You'll recall the episode about the Croque Monsieur.
Well, Anna brought home a "Ready Steady Cook" recipe sheet a while ago. On it are three sweet and three savoury dishes to be prepared at school during her "Food Technology" lessons. ALL of the savoury recipes (puff-pastry tarts, baby pizza and chilli pasta-bake) include cheese and two of them include meat. Thinking back through the current year, I recall her having to make a ham/bacon pizza and a lasagne, again cheese and meat were involved. None of these savoury recipes suggest alternatives for either the cheese or the meat.

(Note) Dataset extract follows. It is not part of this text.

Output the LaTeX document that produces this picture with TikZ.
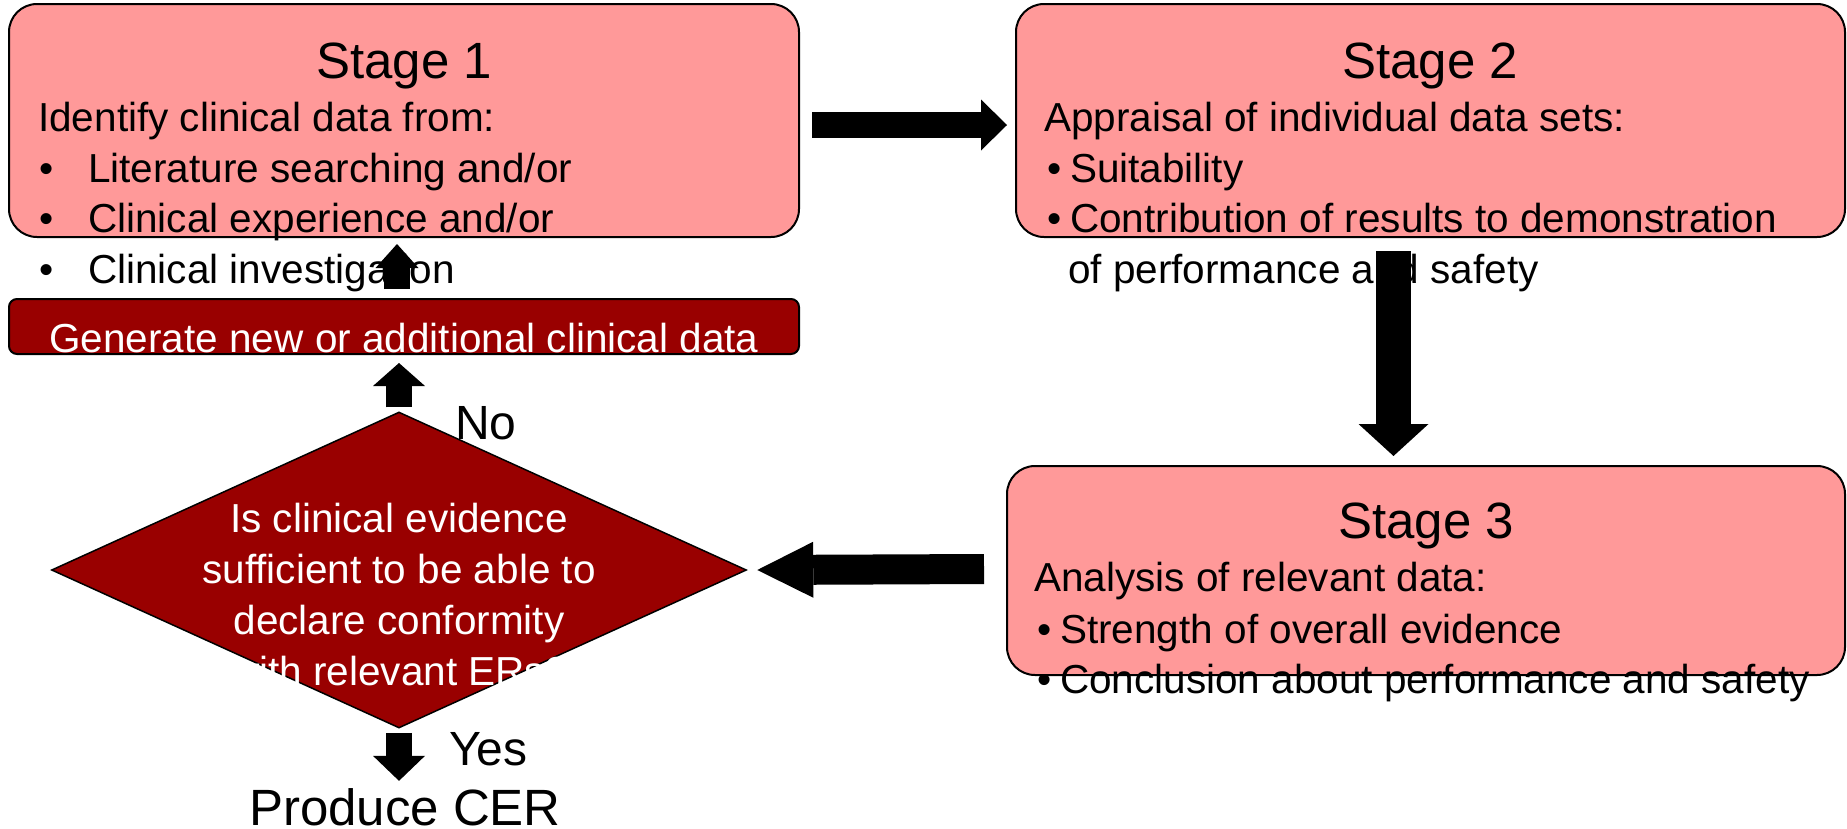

The trouble is that Anna doesn't eat cheese and she doesn't enjoy cooking with it. She brings her results home for us others to consume and they're all really well-made and a joy to behold, but of the four people in our household three don't like cheese and the fourth, while liking cheese, is a vegetarian and so can't partake of most of the savoury dishes that Anna labours to produce.
If these food-prep lessons are intended to teach Anna some of the skills needed to prepare meals for herself then they aren't hitting the mark. She loves cooking but there's a risk that her enthusiasm might be extinguished by the school seemingly promoting a foolish notion that everyone likes cheese and therefore it must be included in savoury dishes. There is a choice of many thousands of simple cheese-less savoury dishes that could have been on that recipe sheet, so why this stupid cheese fixation?
Of course, when she cooks the sweet stuff we're falling over each other to get at it - she bakes a mean cake and as for the superb blue meringues that she made at home last week, well, we didn't get a look in - they were taken to school and scoffed by her and her friends.
Let's hope that the school sees sense now that they've been made aware of the situation.
Anyway, here's the result of her "Food Technology" session today...
four huge and magnificent puff-pastry tarts with mushrooms cunningly substituted for Chorizo:
Nice work, eh?
Now they look very tasty, the only thing missing is a nice glass of red!
As Geoff says, a nice drop of vino would just complete that picture.
Good suggestions, folks. Sadly the school's FoodTech syllabus doesn't cover vinification.